The results of these tests confirm the efficacy of bacterial cleaning and highlight its potential competition with traditional cleaning methodologies. Although microbiological cleaning appears to be a valid tool for black crust removal, the feasibility of using this treatment needs to be assessed on a case by case basis. However, a conservator should remain aware that when the crust is thick a great number of microbiological applications might be needed, and this can result in a very time-consuming process. In addition, further aspects of the metabolism of Desulfovibrio should be considered. These microorganisms can not oxidize acetate so this compound resulting from the use of lactate as an energy source is for the most part excreted (Madigan et al., 2010). This disadvantage is partially compensated by the use of phosphate buffer. In contrast, a significant benefit of using Desulfovibrio is that calcium ions released by gypsum dissolution react with carbonate from bacterially produced CO2 and form calcite (Cappitelli et al., 2007). This conversion makes the biological treatment not only a cleaning procedure but also a consolidation treatment. Many recent studies have proposed carbonate mineralization as a method to protect artistic carbonate stone (Jimenez-Lopez et al., 2008).

The results also show that laser cleaning is a respectful method but it is not particularly efficient, it did not always completely remove the gypsum from the surface, and it must be remembered that gypsum can easily become the cause of further stone deteri- oration. Also, chemical treatment sometimes left gypsum, even after several applications, and was the least controllable of the cleaning methods.
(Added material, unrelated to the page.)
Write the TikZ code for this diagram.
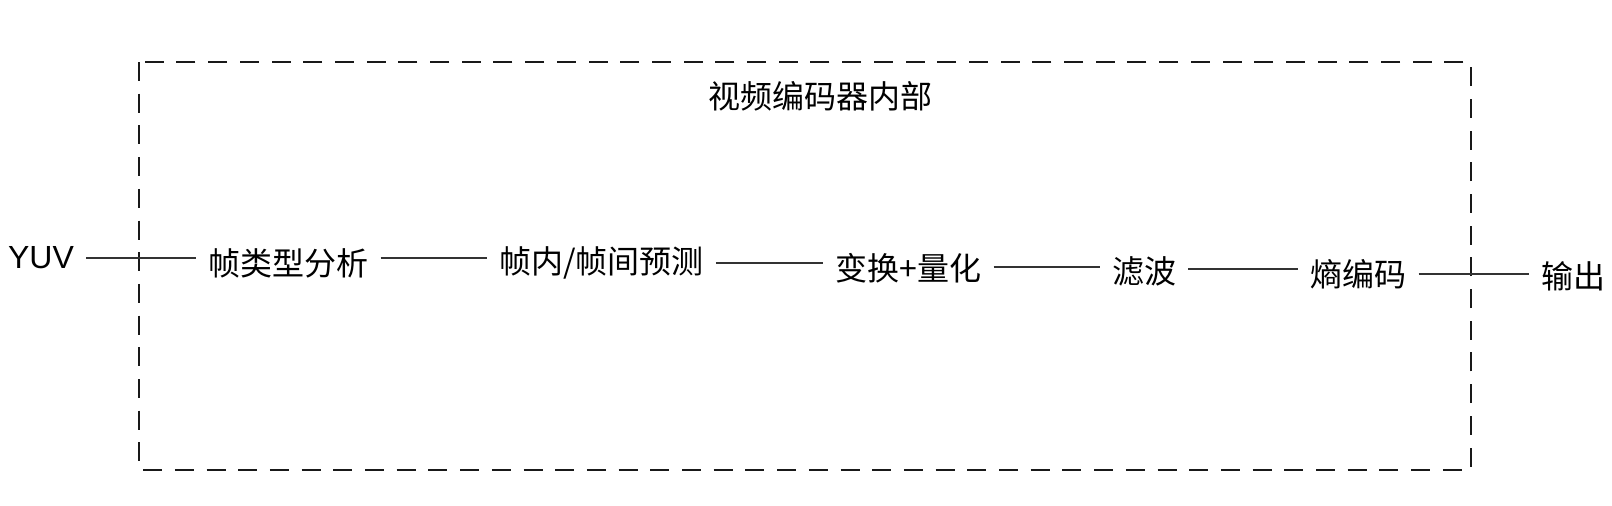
\documentclass[tikz,border=0pt]{standalone}
\usepackage{fontspec}
\newfontfamily\cjk{Noto Sans CJK SC}
\newfontfamily\lat{Liberation Sans}
\begin{document}
\begin{tikzpicture}[x=1pt,y=-1pt,
  lbl/.style={font=\cjk\fontsize{32}{36}\selectfont, inner sep=0pt, inner xsep=12pt, text=black},
  latlbl/.style={font=\lat\fontsize{32}{36}\selectfont, inner sep=0pt, inner xsep=12pt, text=black},
  conn/.style={line width=1.3pt, draw=black!80},
  frame/.style={line width=2pt, draw=black!90, dash pattern=on 19pt off 12.7pt}]
\useasboundingbox (0,0) rectangle (1612,506);
\draw[frame] (139,62) rectangle (1471,470);
\node[lbl] (title) at (820,96) {视频编码器内部};
\node[latlbl] (yuv) at (41,258) {YUV};
\node[lbl] (fl) at (288.5,263) {帧类型分析};
\node[lbl] (yc) at (601.5,263) {帧内/帧间预测};
\node[lbl] (bh) at (908.5,268) {变换+量化};
\node[lbl] (lb) at (1144,271) {滤波};
\node[lbl] (sb) at (1358.5,274) {熵编码};
\node[lbl] (out) at (1573.5,276) {输出};
\draw[conn] (yuv.east) -- (yuv.east -| fl.west);
\draw[conn] ([yshift=5pt]fl.east) -- ([yshift=5pt]fl.east -| yc.west);
\draw[conn] (yc.east) -- (yc.east -| bh.west);
\draw[conn] ([yshift=1pt]bh.east) -- ([yshift=1pt]bh.east -| lb.west);
\draw[conn] ([yshift=2pt]lb.east) -- ([yshift=2pt]lb.east -| sb.west);
\draw[conn] (sb.east) -- (sb.east -| out.west);
\end{tikzpicture}
\end{document}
Note that one of the best properties of bacterial cleaning is its high efficiency and selectivity in the removal of gypsum.

For these reasons, it could be very interesting to pair laser and bacterial cleaning, first using laser cleaning with the lower range offluences to quickly thin the black crust, and then applying bacterial cleaning to remove the remaining gypsum layer with bacteria that are more selective and respectful to the surface.